I know a book worth two of that


Right now, it’s snowing here. I’m looking at the biggest flakes I’ve ever seen in my life. Bigger than Ritz crackers, I swear. None of it is sticking, though. The boy, he is disappointed.

It’s been a while since I wrote about the books I’ve been reading, mainly because even the meager writeups I do take a lot of brain space.

Last week I finished I Know a Trick Worth Two of That by Samuel Holt (Amazon.com). It was a light read (every book I pick up is a light read any more) but very satisfying. Sam Holt is the name on the cover, and it’s also the name of the protagonist in this first person mystery. In reality, it’s one of Donald E. Westlake’s pen names, but the conceit is a clever one. Holt is a former cop who fell into acting and played a detective on a TV show for several years. Now the show has ended and he’s rich, but can’t get another acting job because everyone associates him with Packard.

And when murders occur, folks turn to him to solve it, because hey, he’s Packard!

In this one, Holt’s old partner comes to him for help–folks are out to kill him, and Holt agrees to hide him in his house. Unfortunately, during a dinner party, his houseguest is killed. Holt knows that the murderer is one of his guests–one of his closest friends–but who? Can he find the killer without driving away everyone he cares about?

And you know what? It works. You get a convincing look into the life of a formerly successful actor, lots of great characters, an honest-to-Pikachu whodunit with clues and everything (I ignore clues–I’m terrible with them) and a denouement in which the protagonist calls all the suspects together to name the killer.

Fun! I’ve been such a book grouch, that I’m pleased to have found this one.

Then, there’s The Boys by Garth Ennis, (Amazon.com, Indiebound.org) a superhero graphic novel set in a world where costumed superheros are self-indulgent, self-aggrandizing assholes, and the characters of the title are a team of freelance government operatives who spy on them, collect blackmail material and generally show their hate.

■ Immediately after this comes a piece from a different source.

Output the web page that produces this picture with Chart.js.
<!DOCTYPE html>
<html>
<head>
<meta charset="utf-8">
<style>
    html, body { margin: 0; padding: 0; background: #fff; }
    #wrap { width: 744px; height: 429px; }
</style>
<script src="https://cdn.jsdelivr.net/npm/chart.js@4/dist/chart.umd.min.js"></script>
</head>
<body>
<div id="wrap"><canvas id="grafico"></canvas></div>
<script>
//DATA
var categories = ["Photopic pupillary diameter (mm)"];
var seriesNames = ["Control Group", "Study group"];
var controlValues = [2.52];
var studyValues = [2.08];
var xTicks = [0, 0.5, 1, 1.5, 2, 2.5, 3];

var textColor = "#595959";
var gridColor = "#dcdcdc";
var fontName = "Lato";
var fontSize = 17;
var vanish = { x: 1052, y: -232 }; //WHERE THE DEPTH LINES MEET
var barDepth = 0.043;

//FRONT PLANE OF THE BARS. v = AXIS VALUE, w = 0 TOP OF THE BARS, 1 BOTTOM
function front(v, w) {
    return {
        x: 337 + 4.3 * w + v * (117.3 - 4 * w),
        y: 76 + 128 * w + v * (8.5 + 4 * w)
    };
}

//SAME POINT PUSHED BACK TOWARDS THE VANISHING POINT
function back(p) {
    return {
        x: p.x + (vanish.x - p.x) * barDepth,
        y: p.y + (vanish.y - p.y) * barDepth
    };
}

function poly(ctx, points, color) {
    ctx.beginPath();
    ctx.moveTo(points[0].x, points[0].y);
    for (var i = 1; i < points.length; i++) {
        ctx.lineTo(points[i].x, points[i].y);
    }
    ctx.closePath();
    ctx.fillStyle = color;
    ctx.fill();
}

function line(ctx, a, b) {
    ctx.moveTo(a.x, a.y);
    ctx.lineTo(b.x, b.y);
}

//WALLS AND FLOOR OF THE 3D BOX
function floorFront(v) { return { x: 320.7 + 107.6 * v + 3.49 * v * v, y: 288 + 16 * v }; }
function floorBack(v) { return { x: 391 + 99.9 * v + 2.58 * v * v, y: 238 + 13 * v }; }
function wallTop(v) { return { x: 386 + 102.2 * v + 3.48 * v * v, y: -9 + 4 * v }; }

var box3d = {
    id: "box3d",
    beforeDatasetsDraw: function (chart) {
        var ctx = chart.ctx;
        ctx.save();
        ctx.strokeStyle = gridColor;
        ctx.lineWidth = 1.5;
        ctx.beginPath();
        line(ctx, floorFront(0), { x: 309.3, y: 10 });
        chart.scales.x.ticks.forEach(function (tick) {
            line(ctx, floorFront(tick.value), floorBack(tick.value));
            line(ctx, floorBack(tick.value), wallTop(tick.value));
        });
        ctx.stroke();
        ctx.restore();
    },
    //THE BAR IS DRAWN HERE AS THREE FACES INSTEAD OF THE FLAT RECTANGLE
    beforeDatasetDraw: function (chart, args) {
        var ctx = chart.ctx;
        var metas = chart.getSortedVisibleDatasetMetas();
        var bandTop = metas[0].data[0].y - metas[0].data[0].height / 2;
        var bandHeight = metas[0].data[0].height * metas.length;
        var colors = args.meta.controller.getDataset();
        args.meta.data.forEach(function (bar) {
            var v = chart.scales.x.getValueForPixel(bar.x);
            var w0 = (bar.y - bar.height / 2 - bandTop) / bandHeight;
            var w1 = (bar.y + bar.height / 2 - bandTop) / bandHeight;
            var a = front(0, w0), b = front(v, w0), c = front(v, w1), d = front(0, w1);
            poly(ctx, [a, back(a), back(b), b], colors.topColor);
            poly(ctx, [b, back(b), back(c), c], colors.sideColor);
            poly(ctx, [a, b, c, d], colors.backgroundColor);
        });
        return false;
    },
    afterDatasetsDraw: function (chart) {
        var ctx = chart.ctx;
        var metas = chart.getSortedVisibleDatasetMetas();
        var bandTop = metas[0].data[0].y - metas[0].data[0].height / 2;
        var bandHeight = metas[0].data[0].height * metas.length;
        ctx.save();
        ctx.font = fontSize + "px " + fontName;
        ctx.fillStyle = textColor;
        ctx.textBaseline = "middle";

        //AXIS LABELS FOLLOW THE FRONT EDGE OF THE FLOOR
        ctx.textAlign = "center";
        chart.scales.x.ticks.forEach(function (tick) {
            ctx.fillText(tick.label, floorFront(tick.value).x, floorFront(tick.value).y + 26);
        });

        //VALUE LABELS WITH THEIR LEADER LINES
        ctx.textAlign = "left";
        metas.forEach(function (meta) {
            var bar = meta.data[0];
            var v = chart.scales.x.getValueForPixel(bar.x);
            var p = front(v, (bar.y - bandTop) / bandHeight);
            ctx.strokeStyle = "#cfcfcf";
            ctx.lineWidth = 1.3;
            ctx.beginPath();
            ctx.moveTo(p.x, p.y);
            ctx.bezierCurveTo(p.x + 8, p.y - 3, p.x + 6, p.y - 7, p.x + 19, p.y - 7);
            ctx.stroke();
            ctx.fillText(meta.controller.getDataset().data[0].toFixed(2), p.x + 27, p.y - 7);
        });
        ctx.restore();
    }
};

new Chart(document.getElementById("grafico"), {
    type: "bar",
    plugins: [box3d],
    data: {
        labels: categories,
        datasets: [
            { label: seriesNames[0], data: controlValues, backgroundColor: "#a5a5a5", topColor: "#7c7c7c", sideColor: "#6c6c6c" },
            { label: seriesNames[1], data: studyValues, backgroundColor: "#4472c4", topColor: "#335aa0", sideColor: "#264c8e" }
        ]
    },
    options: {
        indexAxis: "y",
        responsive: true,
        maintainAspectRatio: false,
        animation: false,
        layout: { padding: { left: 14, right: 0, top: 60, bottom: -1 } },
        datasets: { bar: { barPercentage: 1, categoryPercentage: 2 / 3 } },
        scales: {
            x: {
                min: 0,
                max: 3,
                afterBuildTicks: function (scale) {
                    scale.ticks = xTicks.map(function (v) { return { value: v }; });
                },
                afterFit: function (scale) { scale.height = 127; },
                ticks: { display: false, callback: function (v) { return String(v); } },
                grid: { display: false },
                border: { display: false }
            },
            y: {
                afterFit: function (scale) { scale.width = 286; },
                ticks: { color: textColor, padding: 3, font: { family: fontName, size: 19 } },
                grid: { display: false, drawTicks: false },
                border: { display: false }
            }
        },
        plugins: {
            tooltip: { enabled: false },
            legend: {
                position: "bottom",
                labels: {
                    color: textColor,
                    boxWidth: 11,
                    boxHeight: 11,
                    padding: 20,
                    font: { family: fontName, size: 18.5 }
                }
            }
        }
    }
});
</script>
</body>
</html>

The main baddies are a twisted version of the Justice League–reckless, violent jerks more concerned with their licensing rights than doing good. And the protagonists are the kind of depraved, cynical anti-heroes that so many comics creators seem to love.

There’s a lot that’s wrong here. It’s full of casual racism and sexism (want to know what the only female member of “the boys” is called? “The Woman. Nope, not kidding). It’s rife with the immature nihilism that defines so many “adult” comics. It’s got hate-fucking, prostitutes, drug use, boozing, and… um… doggie rape. All things I would hate in fiction.

And yet, it has an undeniable power, too. Not just in an “Oh John Ringo No” sort of way, but in the reader’s secret suspicion that, if we really did have people with superpowers, this is how they’d behave. And the story has a driving force to it that pulls me through all the annoying parts. Also, the audience stand-in character who gets everything explained to him? Modeled on Simon Pegg. I have no idea why that makes me happy, but it does.

Anyway, after I finished Volume 1, I added Volume 2 to my to read pile.

The snow has turned to rain. Too bad.

Currently, I’m reading The Bone Gardenby Tess Gerritson, which has so far not engaged me with all the misery and pus. On the graphic novel end, I’m reading the trade for The Middleman.